:: DATA PROVIDED ::
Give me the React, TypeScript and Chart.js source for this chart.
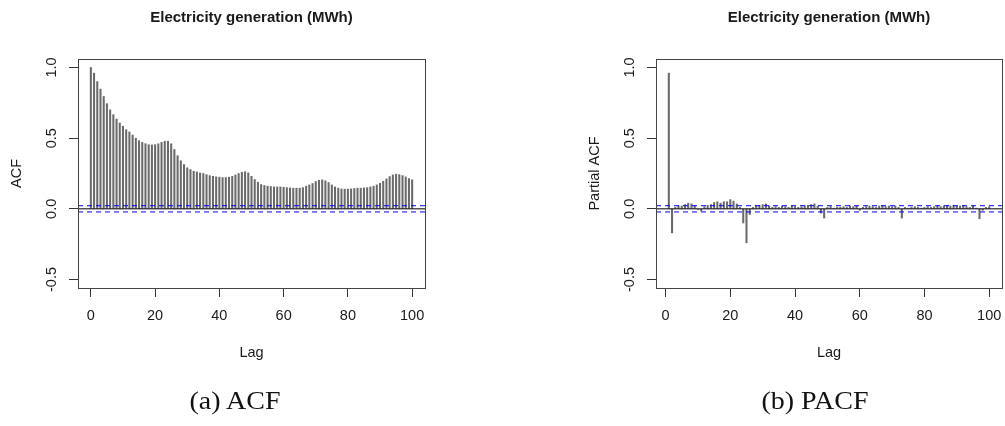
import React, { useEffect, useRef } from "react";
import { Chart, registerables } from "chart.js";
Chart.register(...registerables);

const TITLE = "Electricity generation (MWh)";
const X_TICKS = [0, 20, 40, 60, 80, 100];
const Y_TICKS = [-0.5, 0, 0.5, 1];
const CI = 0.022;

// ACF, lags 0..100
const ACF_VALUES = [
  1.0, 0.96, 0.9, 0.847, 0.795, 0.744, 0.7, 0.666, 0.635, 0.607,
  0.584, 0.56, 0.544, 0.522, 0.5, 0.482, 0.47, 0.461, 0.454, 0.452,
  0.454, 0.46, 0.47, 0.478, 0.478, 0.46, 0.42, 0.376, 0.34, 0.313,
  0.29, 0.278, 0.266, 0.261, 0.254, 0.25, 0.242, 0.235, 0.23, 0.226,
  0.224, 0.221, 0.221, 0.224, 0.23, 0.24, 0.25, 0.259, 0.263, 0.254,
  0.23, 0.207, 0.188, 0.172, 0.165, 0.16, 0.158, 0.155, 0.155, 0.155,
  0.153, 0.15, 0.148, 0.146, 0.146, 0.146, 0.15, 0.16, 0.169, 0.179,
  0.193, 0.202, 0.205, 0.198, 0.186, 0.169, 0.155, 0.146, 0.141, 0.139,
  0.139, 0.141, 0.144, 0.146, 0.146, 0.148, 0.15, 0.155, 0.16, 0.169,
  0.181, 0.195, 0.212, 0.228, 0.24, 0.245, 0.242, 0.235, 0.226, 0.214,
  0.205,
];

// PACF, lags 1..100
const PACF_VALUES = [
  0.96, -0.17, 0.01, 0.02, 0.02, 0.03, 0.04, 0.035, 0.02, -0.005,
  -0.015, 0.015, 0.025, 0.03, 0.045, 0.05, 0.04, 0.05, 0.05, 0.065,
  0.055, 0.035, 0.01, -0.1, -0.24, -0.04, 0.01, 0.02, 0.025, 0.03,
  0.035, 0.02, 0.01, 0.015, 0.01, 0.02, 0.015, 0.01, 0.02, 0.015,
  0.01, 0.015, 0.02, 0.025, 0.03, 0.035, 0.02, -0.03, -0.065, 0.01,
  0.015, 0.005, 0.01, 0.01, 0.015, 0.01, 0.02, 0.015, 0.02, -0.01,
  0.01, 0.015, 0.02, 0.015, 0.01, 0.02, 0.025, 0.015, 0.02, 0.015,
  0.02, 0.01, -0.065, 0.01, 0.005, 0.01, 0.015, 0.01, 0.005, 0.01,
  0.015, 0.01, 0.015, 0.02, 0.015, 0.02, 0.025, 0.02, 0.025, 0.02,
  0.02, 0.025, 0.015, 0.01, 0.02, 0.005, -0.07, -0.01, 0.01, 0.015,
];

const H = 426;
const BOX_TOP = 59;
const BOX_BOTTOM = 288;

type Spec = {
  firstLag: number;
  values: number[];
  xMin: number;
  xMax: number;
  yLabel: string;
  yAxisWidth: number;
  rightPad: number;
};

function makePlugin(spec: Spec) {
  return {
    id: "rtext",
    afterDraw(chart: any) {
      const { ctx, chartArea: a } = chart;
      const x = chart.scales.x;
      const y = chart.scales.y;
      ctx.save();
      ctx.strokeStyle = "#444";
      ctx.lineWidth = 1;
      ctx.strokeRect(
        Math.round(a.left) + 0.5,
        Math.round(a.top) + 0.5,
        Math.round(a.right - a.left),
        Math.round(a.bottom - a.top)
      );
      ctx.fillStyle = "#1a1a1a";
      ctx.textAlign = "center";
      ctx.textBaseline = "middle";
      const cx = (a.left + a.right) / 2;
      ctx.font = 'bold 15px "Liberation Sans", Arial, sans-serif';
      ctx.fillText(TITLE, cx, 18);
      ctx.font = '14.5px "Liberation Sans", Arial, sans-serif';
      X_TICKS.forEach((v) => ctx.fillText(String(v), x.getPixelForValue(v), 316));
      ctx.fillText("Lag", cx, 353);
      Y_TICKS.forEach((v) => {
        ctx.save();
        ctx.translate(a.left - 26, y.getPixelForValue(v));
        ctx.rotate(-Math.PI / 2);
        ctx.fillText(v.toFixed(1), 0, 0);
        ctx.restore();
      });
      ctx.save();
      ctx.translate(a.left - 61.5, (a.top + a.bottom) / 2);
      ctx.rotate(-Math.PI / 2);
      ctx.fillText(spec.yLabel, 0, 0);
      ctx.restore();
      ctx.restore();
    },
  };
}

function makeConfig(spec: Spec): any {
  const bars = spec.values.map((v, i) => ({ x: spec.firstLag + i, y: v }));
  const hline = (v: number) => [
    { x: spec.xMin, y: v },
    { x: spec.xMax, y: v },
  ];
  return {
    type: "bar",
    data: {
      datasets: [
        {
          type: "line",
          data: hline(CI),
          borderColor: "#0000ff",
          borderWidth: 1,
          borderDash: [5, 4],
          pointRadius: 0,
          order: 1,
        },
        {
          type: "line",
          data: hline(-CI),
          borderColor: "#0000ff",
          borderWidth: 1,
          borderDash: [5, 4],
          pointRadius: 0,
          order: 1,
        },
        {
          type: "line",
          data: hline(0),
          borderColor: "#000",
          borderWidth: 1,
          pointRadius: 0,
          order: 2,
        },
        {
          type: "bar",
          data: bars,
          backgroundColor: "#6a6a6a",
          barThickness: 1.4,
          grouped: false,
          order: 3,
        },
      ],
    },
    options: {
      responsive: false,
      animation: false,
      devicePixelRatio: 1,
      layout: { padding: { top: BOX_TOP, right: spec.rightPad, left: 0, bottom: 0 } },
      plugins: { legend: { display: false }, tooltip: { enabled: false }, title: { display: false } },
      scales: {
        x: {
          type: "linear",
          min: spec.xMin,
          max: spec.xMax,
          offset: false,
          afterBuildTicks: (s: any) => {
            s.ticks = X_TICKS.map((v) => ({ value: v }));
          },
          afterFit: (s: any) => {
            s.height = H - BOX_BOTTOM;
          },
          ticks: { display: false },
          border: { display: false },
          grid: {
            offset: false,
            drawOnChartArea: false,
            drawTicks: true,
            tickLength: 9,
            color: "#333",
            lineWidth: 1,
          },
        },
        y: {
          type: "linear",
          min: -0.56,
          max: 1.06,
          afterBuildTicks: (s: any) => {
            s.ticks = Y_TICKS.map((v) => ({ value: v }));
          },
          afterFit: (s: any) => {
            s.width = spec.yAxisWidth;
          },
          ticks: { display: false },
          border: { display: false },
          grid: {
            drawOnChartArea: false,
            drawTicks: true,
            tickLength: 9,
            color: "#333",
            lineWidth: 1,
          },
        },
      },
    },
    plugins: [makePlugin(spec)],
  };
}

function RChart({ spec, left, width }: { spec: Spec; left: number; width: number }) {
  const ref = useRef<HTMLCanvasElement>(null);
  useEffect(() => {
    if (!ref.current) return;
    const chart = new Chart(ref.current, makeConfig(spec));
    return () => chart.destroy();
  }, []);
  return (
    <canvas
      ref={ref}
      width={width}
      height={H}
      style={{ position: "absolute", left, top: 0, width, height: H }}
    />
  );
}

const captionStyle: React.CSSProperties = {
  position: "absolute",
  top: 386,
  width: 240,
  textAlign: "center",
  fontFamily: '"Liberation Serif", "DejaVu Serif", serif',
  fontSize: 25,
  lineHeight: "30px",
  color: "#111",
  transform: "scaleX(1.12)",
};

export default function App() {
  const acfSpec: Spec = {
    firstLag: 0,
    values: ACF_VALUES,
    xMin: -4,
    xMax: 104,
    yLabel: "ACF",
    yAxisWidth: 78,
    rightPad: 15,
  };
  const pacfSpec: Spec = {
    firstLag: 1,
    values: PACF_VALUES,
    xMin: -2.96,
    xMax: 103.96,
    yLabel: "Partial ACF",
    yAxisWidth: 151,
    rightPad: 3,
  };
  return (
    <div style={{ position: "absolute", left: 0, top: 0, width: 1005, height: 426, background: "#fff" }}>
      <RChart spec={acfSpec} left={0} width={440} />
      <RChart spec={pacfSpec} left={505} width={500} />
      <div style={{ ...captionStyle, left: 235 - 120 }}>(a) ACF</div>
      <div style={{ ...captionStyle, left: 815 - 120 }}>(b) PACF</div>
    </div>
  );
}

:: PROMPT ::
Return the material line for line, from its beginning to the line that contains "const CI = 0.022;", with the pictures left out.

:: WRITTEN RESPONSE ::
Give me the React, TypeScript and Chart.js source for this chart.
import React, { useEffect, useRef } from "react";
import { Chart, registerables } from "chart.js";
Chart.register(...registerables);

const TITLE = "Electricity generation (MWh)";
const X_TICKS = [0, 20, 40, 60, 80, 100];
const Y_TICKS = [-0.5, 0, 0.5, 1];
const CI = 0.022;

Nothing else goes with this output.